• Task details
Write again exactly the lines in the listing below, starting at the line with "Output the Python" and ending at the line with "ax.set_ylabel('bilhões de Reais", both included. Pictures are not copied.

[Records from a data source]
— BEGIN —
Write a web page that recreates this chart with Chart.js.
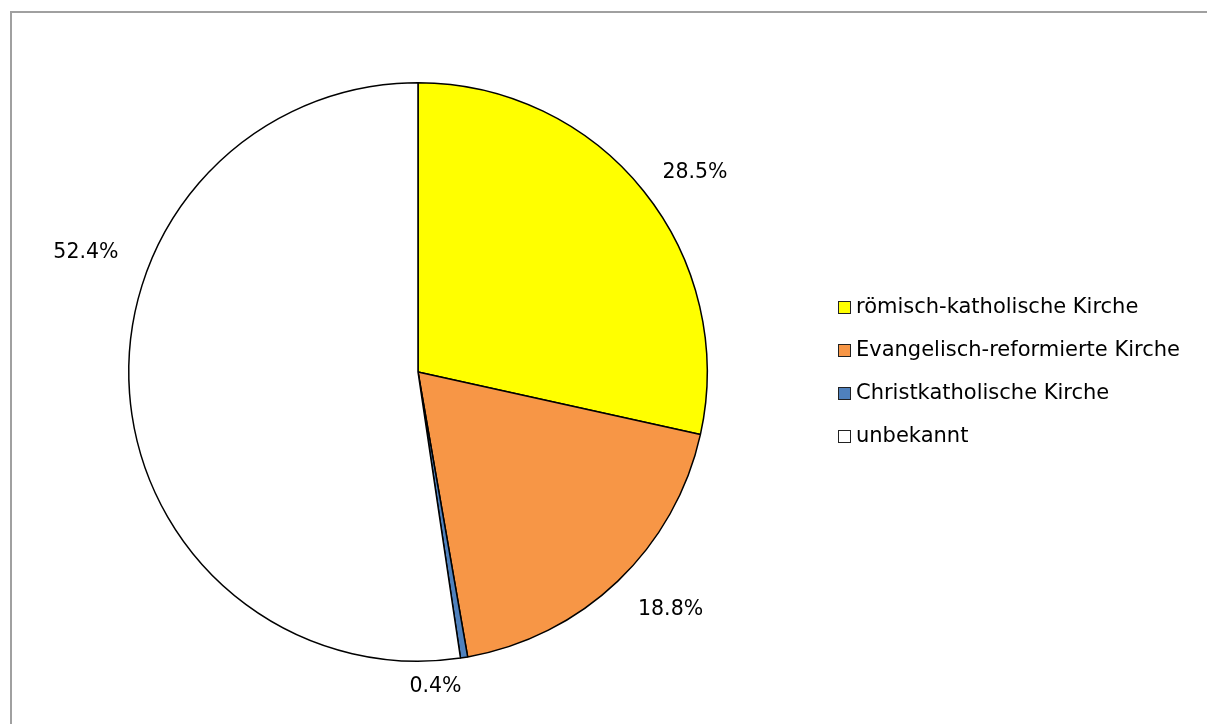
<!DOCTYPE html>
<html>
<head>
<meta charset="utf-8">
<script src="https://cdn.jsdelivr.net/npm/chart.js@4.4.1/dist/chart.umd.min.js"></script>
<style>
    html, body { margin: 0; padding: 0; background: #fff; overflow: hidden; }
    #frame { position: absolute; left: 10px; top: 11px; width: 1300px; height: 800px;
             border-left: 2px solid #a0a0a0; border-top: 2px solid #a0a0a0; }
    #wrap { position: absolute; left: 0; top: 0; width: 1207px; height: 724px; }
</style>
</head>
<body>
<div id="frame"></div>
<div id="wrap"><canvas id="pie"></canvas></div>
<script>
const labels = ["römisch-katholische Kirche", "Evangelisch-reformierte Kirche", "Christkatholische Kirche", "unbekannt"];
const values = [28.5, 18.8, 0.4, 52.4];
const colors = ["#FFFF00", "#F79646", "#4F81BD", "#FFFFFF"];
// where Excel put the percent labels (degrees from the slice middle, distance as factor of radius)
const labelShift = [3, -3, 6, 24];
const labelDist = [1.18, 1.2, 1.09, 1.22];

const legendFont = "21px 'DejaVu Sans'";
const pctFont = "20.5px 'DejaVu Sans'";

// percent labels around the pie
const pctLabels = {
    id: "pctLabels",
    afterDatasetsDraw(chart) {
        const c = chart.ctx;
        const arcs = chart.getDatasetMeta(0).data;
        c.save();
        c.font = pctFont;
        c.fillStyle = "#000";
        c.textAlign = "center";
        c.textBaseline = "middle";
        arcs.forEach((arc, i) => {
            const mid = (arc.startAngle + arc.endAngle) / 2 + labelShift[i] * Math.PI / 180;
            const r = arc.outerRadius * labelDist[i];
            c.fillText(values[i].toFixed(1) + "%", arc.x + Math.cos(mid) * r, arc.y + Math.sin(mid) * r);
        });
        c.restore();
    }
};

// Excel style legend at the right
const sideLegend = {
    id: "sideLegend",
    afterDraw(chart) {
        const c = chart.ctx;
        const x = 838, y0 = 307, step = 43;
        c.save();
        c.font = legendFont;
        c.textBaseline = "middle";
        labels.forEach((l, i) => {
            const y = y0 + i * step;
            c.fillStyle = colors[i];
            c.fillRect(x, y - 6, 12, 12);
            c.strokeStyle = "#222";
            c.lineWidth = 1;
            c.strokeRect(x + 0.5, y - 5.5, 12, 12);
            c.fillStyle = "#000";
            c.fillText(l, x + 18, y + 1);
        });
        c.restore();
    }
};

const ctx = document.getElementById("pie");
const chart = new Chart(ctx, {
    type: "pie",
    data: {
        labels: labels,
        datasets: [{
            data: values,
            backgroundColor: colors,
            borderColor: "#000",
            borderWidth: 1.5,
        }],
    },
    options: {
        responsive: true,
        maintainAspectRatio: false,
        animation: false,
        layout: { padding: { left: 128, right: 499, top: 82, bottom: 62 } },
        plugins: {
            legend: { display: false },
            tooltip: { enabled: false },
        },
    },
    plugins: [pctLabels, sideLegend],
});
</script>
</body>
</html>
— END —
— BEGIN —
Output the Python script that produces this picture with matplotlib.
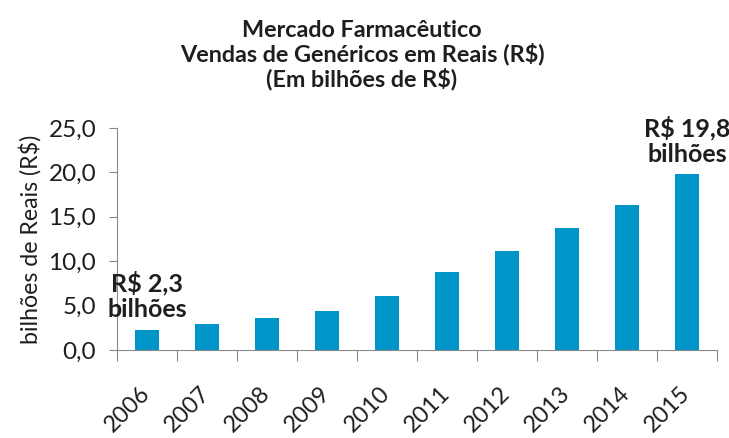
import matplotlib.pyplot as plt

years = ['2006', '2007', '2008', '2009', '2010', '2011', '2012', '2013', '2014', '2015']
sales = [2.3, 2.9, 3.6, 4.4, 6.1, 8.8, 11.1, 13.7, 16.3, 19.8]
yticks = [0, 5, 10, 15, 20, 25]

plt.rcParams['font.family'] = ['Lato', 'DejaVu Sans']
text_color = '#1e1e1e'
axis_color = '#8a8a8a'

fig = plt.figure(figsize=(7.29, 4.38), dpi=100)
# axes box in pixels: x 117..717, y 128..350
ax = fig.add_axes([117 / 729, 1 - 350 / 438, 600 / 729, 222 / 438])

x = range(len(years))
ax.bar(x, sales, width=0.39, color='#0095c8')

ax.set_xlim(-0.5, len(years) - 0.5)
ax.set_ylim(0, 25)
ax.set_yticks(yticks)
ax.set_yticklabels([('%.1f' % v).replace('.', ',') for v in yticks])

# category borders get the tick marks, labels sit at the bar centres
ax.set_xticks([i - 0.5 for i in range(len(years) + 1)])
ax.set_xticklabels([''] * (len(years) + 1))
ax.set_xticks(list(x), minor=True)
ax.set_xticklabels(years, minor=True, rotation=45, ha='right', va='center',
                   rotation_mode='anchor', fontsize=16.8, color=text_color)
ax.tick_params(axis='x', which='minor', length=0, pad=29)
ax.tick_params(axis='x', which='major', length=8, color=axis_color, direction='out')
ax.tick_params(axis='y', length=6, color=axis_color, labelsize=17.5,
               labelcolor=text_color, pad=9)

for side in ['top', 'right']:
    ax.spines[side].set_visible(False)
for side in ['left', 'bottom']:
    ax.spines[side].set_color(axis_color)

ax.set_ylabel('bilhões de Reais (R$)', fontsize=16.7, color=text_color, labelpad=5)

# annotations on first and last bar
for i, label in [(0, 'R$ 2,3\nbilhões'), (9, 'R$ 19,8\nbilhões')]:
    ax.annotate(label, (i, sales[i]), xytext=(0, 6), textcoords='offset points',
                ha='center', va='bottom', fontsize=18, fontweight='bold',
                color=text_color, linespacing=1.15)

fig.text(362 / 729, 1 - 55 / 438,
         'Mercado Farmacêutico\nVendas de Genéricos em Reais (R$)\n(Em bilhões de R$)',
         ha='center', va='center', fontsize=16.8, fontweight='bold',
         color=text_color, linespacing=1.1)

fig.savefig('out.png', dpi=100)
— END —
• The response
Output the Python script that produces this picture with matplotlib.
import matplotlib.pyplot as plt

years = ['2006', '2007', '2008', '2009', '2010', '2011', '2012', '2013', '2014', '2015']
sales = [2.3, 2.9, 3.6, 4.4, 6.1, 8.8, 11.1, 13.7, 16.3, 19.8]
yticks = [0, 5, 10, 15, 20, 25]

plt.rcParams['font.family'] = ['Lato', 'DejaVu Sans']
text_color = '#1e1e1e'
axis_color = '#8a8a8a'

fig = plt.figure(figsize=(7.29, 4.38), dpi=100)
# axes box in pixels: x 117..717, y 128..350
ax = fig.add_axes([117 / 729, 1 - 350 / 438, 600 / 729, 222 / 438])

x = range(len(years))
ax.bar(x, sales, width=0.39, color='#0095c8')

ax.set_xlim(-0.5, len(years) - 0.5)
ax.set_ylim(0, 25)
ax.set_yticks(yticks)
ax.set_yticklabels([('%.1f' % v).replace('.', ',') for v in yticks])

# category borders get the tick marks, labels sit at the bar centres
ax.set_xticks([i - 0.5 for i in range(len(years) + 1)])
ax.set_xticklabels([''] * (len(years) + 1))
ax.set_xticks(list(x), minor=True)
ax.set_xticklabels(years, minor=True, rotation=45, ha='right', va='center',
                   rotation_mode='anchor', fontsize=16.8, color=text_color)
ax.tick_params(axis='x', which='minor', length=0, pad=29)
ax.tick_params(axis='x', which='major', length=8, color=axis_color, direction='out')
ax.tick_params(axis='y', length=6, color=axis_color, labelsize=17.5,
               labelcolor=text_color, pad=9)

for side in ['top', 'right']:
    ax.spines[side].set_visible(False)
for side in ['left', 'bottom']:
    ax.spines[side].set_color(axis_color)

ax.set_ylabel('bilhões de Reais (R$)', fontsize=16.7, color=text_color, labelpad=5)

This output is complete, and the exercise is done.